10. Maximum Exercise. The Holder shall not be entitled to exercise this
Warrant on an exercise date nor may the Company exercise its right to give a
Call Notice (as defined in Section 10) in connection with that number of Common
Stock which would be in excess of the sum of (i) the number of Common Stock
beneficially owned by the Holder and its affiliates on an exercise date or Call
Date, and (ii) the number of Common Stock issuable upon the exercise of this
Warrant with respect to which the determination of this limitation is being made
on an exercise date or Call Date, which would result in beneficial ownership by
the Holder and its affiliates of more than 4.99% of the outstanding Common Stock
on such date. For the purposes of the immediately preceding sentence,
beneficial ownership shall be determined in accordance with Section 13(d) of the
Securities Exchange Act of 1934, as amended, and Regulation 13d-3 thereunder.
Subject to the foregoing, the Holder shall not be limited to aggregate exercises
which would result in the issuance of more than 4.99%. The restriction
described in this paragraph may be revoked upon sixty-one (61) days prior notice
from the Holder to the Company. The Holder may allocate which of the equity of
the Company deemed beneficially owned by the Subscriber shall be included in the
4.99% amount described above and which shall be allocated to the excess above
4.99%.
11. Call. The Company shall have the option to "call" the Warrants in
connection with up to an aggregate fifty percent (50%) of the amount of Common
Stock purchasable hereunder (the "Warrant Call"), one or more times, in
accordance with and governed by the following:
(a) The Company shall exercise the Warrant Call by giving to the Warrant
Holder a written notice of call (the "Call Notice") during the period in which
the Warrant Call may be exercised. The effective date of each Call Notice (the
"Call Date") is the date on which notice is effective under the notice provision
of Section 14 of this Warrant.
(b) The Company's right to exercise the Warrant Call shall commence thirty
trading days after the effective date of the a registration statement covering
the resale of the shares of Common Stock underlying this Warrant and end thirty
trading days prior to the Expiration Date.

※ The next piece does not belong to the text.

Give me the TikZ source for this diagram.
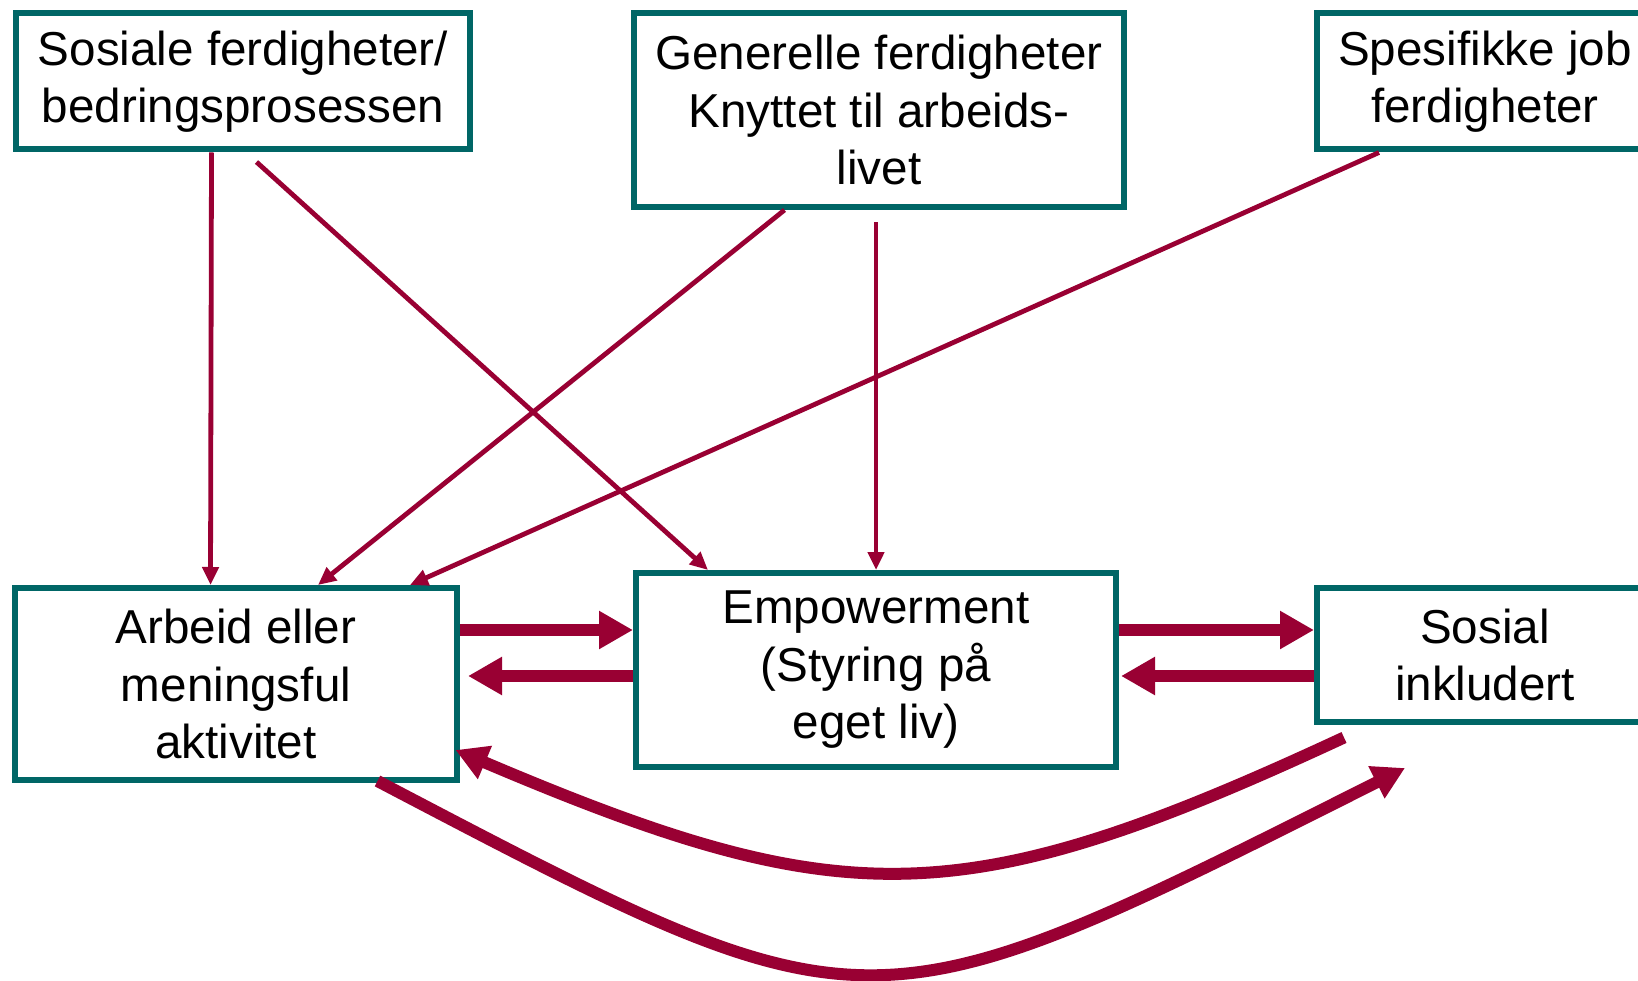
\documentclass[tikz,border=0pt]{standalone}
\usepackage{fontspec}
\setmainfont{Liberation Sans}
\usetikzlibrary{arrows.meta,calc}
\definecolor{boxteal}{HTML}{006666}
\definecolor{arrred}{HTML}{990033}
\begin{document}
\begin{tikzpicture}[x=1pt,y=-1pt,
  box/.style={draw=boxteal,line width=6pt,fill=white,align=center,inner sep=0pt,text=black,font=\fontsize{47.6}{57.5}\selectfont},
  thinarr/.style={draw=arrred,line width=4.8pt,-{Triangle[length=18pt,width=16pt]}},
  fatarr/.style={draw=arrred,line width=12pt,-{Triangle[length=34pt,width=36pt]}},
  curvearr/.style={draw=arrred,line width=12pt,-{Triangle[length=32pt,width=34pt]}}]
\useasboundingbox (0,0) rectangle (1638,981);
\clip (0,0) rectangle (1638,981);
\fill[white] (0,0) rectangle (1638,981);
% boxes
\node[box,minimum width=454pt,minimum height=136pt] (b1) at (243,81.5) {Sosiale ferdigheter/\\bedringsprosessen};
\node[box,minimum width=490pt,minimum height=194pt] (b2) at (879,110) {Generelle ferdigheter\\Knyttet til arbeids-\\livet};
\node[box,minimum width=336pt,minimum height=136pt] (b3) at (1485,81.5) {Spesifikke job\\ferdigheter};
\node[box,minimum width=442pt,minimum height=192pt] (b4) at (236,684) {Arbeid eller\\meningsful\\aktivitet};
\node[box,minimum width=480pt,minimum height=194pt] (b5) at (876,670) {Empowerment\\(Styring på\\eget liv)};
\node[box,minimum width=336pt,minimum height=134pt] (b6) at (1485,655) {Sosial\\inkludert};
% thin arrows from the top boxes
\draw[thinarr] ([xshift=198.5pt]b1.south west) -- ([xshift=198.5pt]b4.north west);
\draw[thinarr] ([xshift=243.5pt,yshift=-9.5pt]b1.south west) -- ([xshift=75pt]b5.north west);
\draw[thinarr] ([xshift=153.5pt]b2.south west) -- ([xshift=306pt]b4.north west);
\coordinate (v4) at (b5.north |- b2.south);
\draw[thinarr] ([yshift=-12.5pt]v4) -- (b5.north);
\draw[thinarr] ([xshift=65pt]b3.south west) -- ([xshift=398pt]b4.north west);
% thick horizontal arrows
\coordinate (r1) at ([yshift=40pt]b5.west);
\coordinate (r1s) at (r1 -| b4.east);
\draw[fatarr] (r1s) -- (r1);
\coordinate (r2) at ([yshift=-6pt]b5.west);
\coordinate (r2e) at (r2 -| b4.east);
\draw[fatarr] (r2) -- ([xshift=8pt]r2e);
\coordinate (r3) at ([yshift=25pt]b6.west);
\coordinate (r3s) at (r3 -| b5.east);
\draw[fatarr] (r3s) -- (r3);
\coordinate (r4) at ([yshift=-21pt]b6.west);
\coordinate (r4e) at (r4 -| b5.east);
\draw[fatarr] (r4) -- ([xshift=2pt]r4e);
% curved arrows
\draw[curvearr] ([xshift=30pt,yshift=-12.5pt]b6.south west) .. controls (962,915) and (844,915) .. ([xshift=-4.5pt,yshift=-66pt]b4.east);
\draw[curvearr] ([xshift=365.5pt,yshift=2pt]b4.south west) .. controls (872,1040) and (864,1040) .. ([xshift=91pt,yshift=-43pt]b6.south west);
\end{tikzpicture}
\end{document}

(c) The number of shares of Common Stock to be issued upon exercise of the
Warrant which are subject to a Call Notice must be registered in a registration
statement effective from twenty-two trading days prior to the Call Date and
through the Delivery Date.
(d) A Call Notice may be given not sooner than thirty trading days after
the prior Call Date.
(e) A Call Notice may be given by the Company only within five trading days
after the Common Stock has had a closing price as reported for the Principal
Market (as defined in the Subscription Agreement) of not less than two hundred
percent (200%) of the Purchase Price for ten (10) consecutive trading days
("Lookback Period").
(f) The Common Stock must be listed on the Principal Market for the
Lookback Period and through the Delivery Date.
(g) The Company shall not have received a notice from the Principal Market
during the ninety calendar days prior to the Call Date that the Company or the
Common Stock does not meet the requirements for continued quotation, listing or
trading on the Principal Market.
(h) The Company and the Common Stock shall meet the requirements for
continued quotation, listing or trading on the Principal Market for the Lookback
Period and through the Delivery Date.
(i) Unless otherwise agreed to by the Holder of this Warrant, a Call Notice
must be given to all Warrant Holders who receive Warrants similar to this
Warrant (in terms of exercise price and other principal terms) issued on or
about the same Issue Date as this Warrant, in proportion to the amounts of
Common Stock which may be purchased by the respective Warrant Holders in
accordance with the respective Warrants held by each.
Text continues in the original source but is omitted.